When developing software applications the use of inheritance can greatly reduce development times by allowing the reuse of code with little or no modification by building on classes that are already defined and available to the developer.  This is achieved by forming a new class, known as the derived class, which takes over the attributes of a pre existing class which is known as the base class.   The question is how does this actually assist the developers to build a project more efficiently?

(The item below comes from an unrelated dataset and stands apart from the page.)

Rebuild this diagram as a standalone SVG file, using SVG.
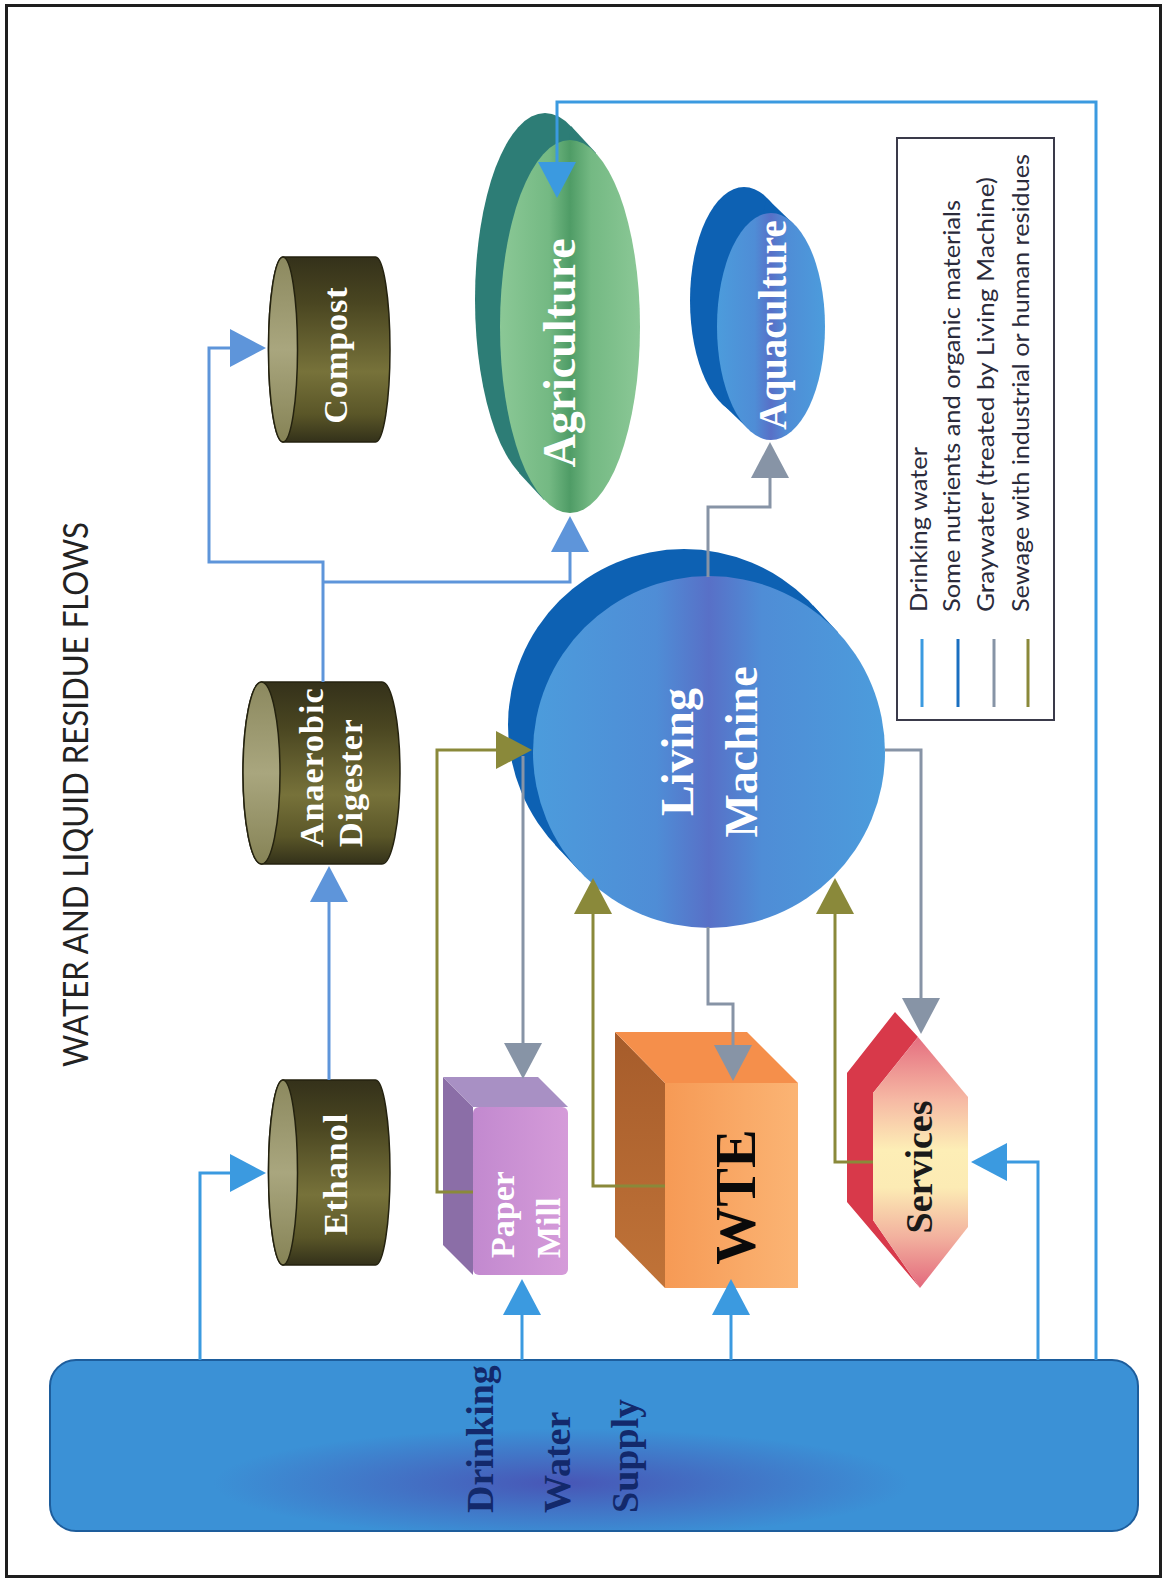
<svg xmlns="http://www.w3.org/2000/svg" width="1166" height="1581" viewBox="0 0 1166 1581">
  <defs>
    <style>
      .lbl{font-family:"Liberation Serif","Times New Roman",serif;font-weight:bold}
      .w{fill:#ffffff}
      .sans{font-family:Lato,"Open Sans","Liberation Sans",sans-serif}
      .ln{fill:none;stroke-width:3;stroke-linejoin:miter}
      .dw{stroke:#3b9ae0}
      .nu{stroke:#5e95da}
      .gr{stroke:#8794a6}
      .ol{stroke:#8a893a}
      .cyl{fill:url(#cylBody);stroke:#24220f;stroke-width:1.5}
      .cylface{fill:url(#cylFace);stroke:#24220f;stroke-width:1.5}
      .back{fill:#0d61b3}
      .legtxt{font-size:23px;fill:#2b2b3b}
    </style>
    <marker id="aDw" markerUnits="userSpaceOnUse" markerWidth="40" markerHeight="40" refX="0" refY="20" orient="auto" overflow="visible"><path d="M0,1 L36,20 L0,39 Z" fill="#3b9ae0"/></marker>
    <marker id="aNu" markerUnits="userSpaceOnUse" markerWidth="40" markerHeight="40" refX="0" refY="20" orient="auto" overflow="visible"><path d="M0,1 L36,20 L0,39 Z" fill="#5e95da"/></marker>
    <marker id="aGr" markerUnits="userSpaceOnUse" markerWidth="40" markerHeight="40" refX="0" refY="20" orient="auto" overflow="visible"><path d="M0,1 L36,20 L0,39 Z" fill="#8794a6"/></marker>
    <marker id="aOl" markerUnits="userSpaceOnUse" markerWidth="40" markerHeight="40" refX="0" refY="20" orient="auto" overflow="visible"><path d="M0,1 L36,20 L0,39 Z" fill="#8a893a"/></marker>

    <linearGradient id="cylBody" x1="0" y1="0" x2="0" y2="1">
      <stop offset="0" stop-color="#34311a"/>
      <stop offset="0.25" stop-color="#4a4621"/>
      <stop offset="0.62" stop-color="#77723a"/>
      <stop offset="0.85" stop-color="#5a5628"/>
      <stop offset="1" stop-color="#33311a"/>
    </linearGradient>
    <linearGradient id="cylFace" x1="0" y1="0" x2="0" y2="1">
      <stop offset="0" stop-color="#8c895f"/>
      <stop offset="0.5" stop-color="#a9a67e"/>
      <stop offset="1" stop-color="#868356"/>
    </linearGradient>
    <linearGradient id="agriFront" x1="0" y1="0" x2="1" y2="0">
      <stop offset="0" stop-color="#8bc896"/>
      <stop offset="0.35" stop-color="#74b983"/>
      <stop offset="0.5" stop-color="#4f9c66"/>
      <stop offset="0.65" stop-color="#74b983"/>
      <stop offset="1" stop-color="#8bc896"/>
    </linearGradient>
    <linearGradient id="blueFront" x1="0" y1="0" x2="1" y2="0">
      <stop offset="0" stop-color="#4c9cdc"/>
      <stop offset="0.35" stop-color="#4f8dd6"/>
      <stop offset="0.5" stop-color="#5870c7"/>
      <stop offset="0.65" stop-color="#4f8dd6"/>
      <stop offset="1" stop-color="#4c9cdc"/>
    </linearGradient>
    <radialGradient id="dwsFill" cx="0.47" cy="0.72" r="0.32">
      <stop offset="0" stop-color="#4856b6"/>
      <stop offset="0.5" stop-color="#4274c6"/>
      <stop offset="1" stop-color="#3b91d6"/>
    </radialGradient>
    <linearGradient id="wteFront" x1="0" y1="0" x2="1" y2="0">
      <stop offset="0" stop-color="#f69a55"/>
      <stop offset="1" stop-color="#fbb474"/>
    </linearGradient>
    <linearGradient id="wteSide" x1="0" y1="0" x2="0" y2="1">
      <stop offset="0" stop-color="#a65c2b"/>
      <stop offset="1" stop-color="#c07338"/>
    </linearGradient>
    <linearGradient id="paperFront" x1="0" y1="0" x2="1" y2="0">
      <stop offset="0" stop-color="#c289cf"/>
      <stop offset="1" stop-color="#d59bd9"/>
    </linearGradient>
    <linearGradient id="servFront" x1="0" y1="0" x2="0" y2="1">
      <stop offset="0" stop-color="#e56f80"/>
      <stop offset="0.25" stop-color="#f6b9a4"/>
      <stop offset="0.45" stop-color="#fdeeb6"/>
      <stop offset="0.6" stop-color="#fcebb4"/>
      <stop offset="0.8" stop-color="#f2b09e"/>
      <stop offset="1" stop-color="#e3687c"/>
    </linearGradient>
  </defs>

  <rect width="1166" height="1581" fill="#ffffff"/>
  <rect x="6.5" y="5.5" width="1154" height="1571" fill="none" stroke="#1e1e1e" stroke-width="3"/>

  <g id="title">
    <text class="sans" font-size="34" fill="#222222" textLength="545" lengthAdjust="spacingAndGlyphs" transform="translate(88,1067) rotate(-90)">WATER AND LIQUID RESIDUE FLOWS</text>
  </g>

  <!-- Drinking water supply tank -->
  <g id="node-supply">
    <rect x="50" y="1360" width="1088" height="171" rx="26" fill="url(#dwsFill)" stroke="#1d5d9c" stroke-width="2"/>
    <g class="lbl" font-size="38" fill="#13296b">
      <text transform="translate(493,1513) rotate(-90)">Drinking</text>
      <text transform="translate(570,1513) rotate(-90)">Water</text>
      <text transform="translate(638,1513) rotate(-90)">Supply</text>
    </g>
  </g>

  <g id="node-compost">
    <path class="cyl" d="M283,257 L375.5,257 A14.5,92.5 0 0 1 375.5,442 L283,442 A14.5,92.5 0 0 1 283,257 Z"/>
    <ellipse class="cylface" cx="283" cy="349.5" rx="14.5" ry="92.5"/>
    <text class="lbl w" font-size="34" letter-spacing="1" text-anchor="middle" transform="translate(347,355) rotate(-90)">Compost</text>
  </g>

  <g id="node-digester">
    <path class="cyl" d="M261.5,682 L382,682 A18,91 0 0 1 382,864 L261.5,864 A18.5,91 0 0 1 261.5,682 Z"/>
    <ellipse class="cylface" cx="261.5" cy="773" rx="18.5" ry="91"/>
    <g class="lbl w" font-size="34" letter-spacing="1">
      <text transform="translate(323,847) rotate(-90)">Anaerobic</text>
      <text transform="translate(362,847) rotate(-90)">Digester</text>
    </g>
  </g>

  <g id="node-ethanol">
    <path class="cyl" d="M283,1080 L375.5,1080 A14.5,92.5 0 0 1 375.5,1265 L283,1265 A14.5,92.5 0 0 1 283,1080 Z"/>
    <ellipse class="cylface" cx="283" cy="1172.5" rx="14.5" ry="92.5"/>
    <text class="lbl w" font-size="34" letter-spacing="1" text-anchor="middle" transform="translate(347,1174) rotate(-90)">Ethanol</text>
  </g>

  <g id="node-agriculture">
    <ellipse cx="545" cy="299.5" rx="70" ry="186.5" fill="#2d7d76"/>
    <polygon points="596,153 571,126 519,473 544,500" fill="#2d7d76"/>
    <ellipse cx="570" cy="326.5" rx="70" ry="186.5" fill="url(#agriFront)"/>
    <text class="lbl w" font-size="46" text-anchor="middle" transform="translate(575,353) rotate(-90)">Agriculture</text>
  </g>

  <g id="node-aquaculture">
    <ellipse cx="744" cy="300.5" rx="54" ry="113.5" class="back"/>
    <polygon points="793.6,224 766.6,198 721.4,403 748.4,429" class="back"/>
    <ellipse cx="771" cy="326.5" rx="54" ry="113.5" fill="url(#blueFront)"/>
    <text class="lbl w" font-size="39" text-anchor="middle" transform="translate(786,325) rotate(-90)">Aquaculture</text>
  </g>

  <g id="node-living-machine">
    <circle cx="684" cy="725" r="176" class="back"/>
    <polygon points="838.2,632.5 813.2,605.5 554.8,844.5 579.8,871.5" class="back"/>
    <circle cx="709" cy="752" r="176" fill="url(#blueFront)"/>
    <g class="lbl w" font-size="46" text-anchor="middle">
      <text transform="translate(693,752) rotate(-90)">Living</text>
      <text transform="translate(757,752) rotate(-90)">Machine</text>
    </g>
  </g>

  <g id="node-paper-mill">
    <polygon points="443,1077 473,1107 473,1275 443,1245" fill="#8b6ea7"/>
    <polygon points="443,1077 538,1077 568,1107 473,1107" fill="#a890c4"/>
    <rect x="473" y="1107" width="95" height="168" rx="6" fill="url(#paperFront)"/>
    <g class="lbl w" font-size="34">
      <text transform="translate(514,1258) rotate(-90)">Paper</text>
      <text transform="translate(560,1258) rotate(-90)">Mill</text>
    </g>
  </g>

  <g id="node-wte">
    <polygon points="615,1032 665,1083 665,1288 615,1237" fill="url(#wteSide)"/>
    <polygon points="615,1032 747,1032 798,1083 665,1083" fill="#f58f4b"/>
    <rect x="665" y="1083" width="133" height="205" fill="url(#wteFront)"/>
    <text class="lbl" font-size="58" fill="#0a0a0a" text-anchor="middle" transform="translate(755,1197) rotate(-90)">WTE</text>
  </g>

  <g id="node-services">
    <polygon points="895,1012 918,1037 873,1093 873,1220 920,1288 847,1202 847,1073" fill="#d8394a"/>
    <polygon points="918,1037 968,1097 968,1227 920,1288 873,1220 873,1093" fill="url(#servFront)"/>
    <text class="lbl" font-size="38" fill="#1a1a1a" text-anchor="middle" transform="translate(932,1167) rotate(-90)">Services</text>
  </g>

  <!-- flow lines -->
  <g id="connectors">
    <path class="ln dw" d="M200,1360 V1173 H230" marker-end="url(#aDw)"/>
    <path class="ln dw" d="M522,1360 V1315" marker-end="url(#aDw)"/>
    <path class="ln dw" d="M731,1360 V1315" marker-end="url(#aDw)"/>
    <path class="ln dw" d="M1038,1360 V1162 H1007" marker-end="url(#aDw)"/>
    <path class="ln dw" d="M1096,1360 V102 H557 V162" marker-end="url(#aDw)"/>

    <path class="ln nu" d="M329,1080 V902" marker-end="url(#aNu)"/>
    <path class="ln nu" d="M323,682 V562 H209 V348 H230" marker-end="url(#aNu)"/>
    <path class="ln nu" d="M323,582 H570 V552" marker-end="url(#aNu)"/>

    <path class="ln gr" d="M708,577 V507 H770 V478" marker-end="url(#aGr)"/>
    <path class="ln gr" d="M523,756 V1043" marker-end="url(#aGr)"/>
    <path class="ln gr" d="M708,927 V1004 H733 V1045" marker-end="url(#aGr)"/>
    <path class="ln gr" d="M885,750 H921 V998" marker-end="url(#aGr)"/>

    <path class="ln ol" d="M473,1192 H437 V750 H496" marker-end="url(#aOl)"/>
    <path class="ln ol" d="M665,1186 H593 V914" marker-end="url(#aOl)"/>
    <path class="ln ol" d="M873,1162 H835 V914" marker-end="url(#aOl)"/>
  </g>

  <g id="legend">
    <rect x="897" y="138" width="157" height="582" fill="#ffffff" stroke="#3a3a4a" stroke-width="2"/>
    <line x1="922" y1="639" x2="922" y2="707" stroke="#3b9ae0" stroke-width="3"/>
    <line x1="958" y1="639" x2="958" y2="707" stroke="#1a6fc0" stroke-width="3"/>
    <line x1="994" y1="639" x2="994" y2="707" stroke="#8794a6" stroke-width="3"/>
    <line x1="1028" y1="639" x2="1028" y2="707" stroke="#8a893a" stroke-width="3"/>
    <g class="sans legtxt">
      <text textLength="165" lengthAdjust="spacingAndGlyphs" transform="translate(927,612) rotate(-90)">Drinking water</text>
      <text textLength="412" lengthAdjust="spacingAndGlyphs" transform="translate(960,612) rotate(-90)">Some nutrients and organic materials</text>
      <text textLength="435" lengthAdjust="spacingAndGlyphs" transform="translate(994,612) rotate(-90)">Graywater (treated by Living Machine)</text>
      <text textLength="458" lengthAdjust="spacingAndGlyphs" transform="translate(1029,612) rotate(-90)">Sewage with industrial or human residues</text>
    </g>
  </g>
</svg>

Consider a class called Person that contains a person's name, address, date of birth, sex, and phone number.  Now consider a class called Employee that will contain employee number, salary, holiday entitlement, employee name, address, date of birth, sex and phone number.  The employee class contains the same details as the person class with the addition of the employee number, salary and holiday entitlement.   Rather than creating the employee class from scratch the person class can be used as base to build on.  The employee class will inherit the pre defined attributes from the person class and the developer can add the employee number, salary and holiday entitlement to it. 

My Findings
The main issue I have come across when taking over pre existing projects is that people lose sight of which class the methods and properties should be located.  On simple class definitions like above it is easy to see why the person class has the attributes it does and why the employee class inherits the person class and adds the extra attributes.  However on larger more complex project this can become more difficult especially when the requirements of a project are constantly changing.  When I have picked up project like this making the changes to the classes to rectify these miss placed attributes can be time consuming activity but I have found that it greatly reduces development time in the future due to there being less confusion and a greater understanding of how the classes work together.

What I would like to know is if this lack of sight is a common development issue or have I been unfortunate with the projects that I have inherited from other development teams?  Your experiences of this kind of issue would interest me greatly.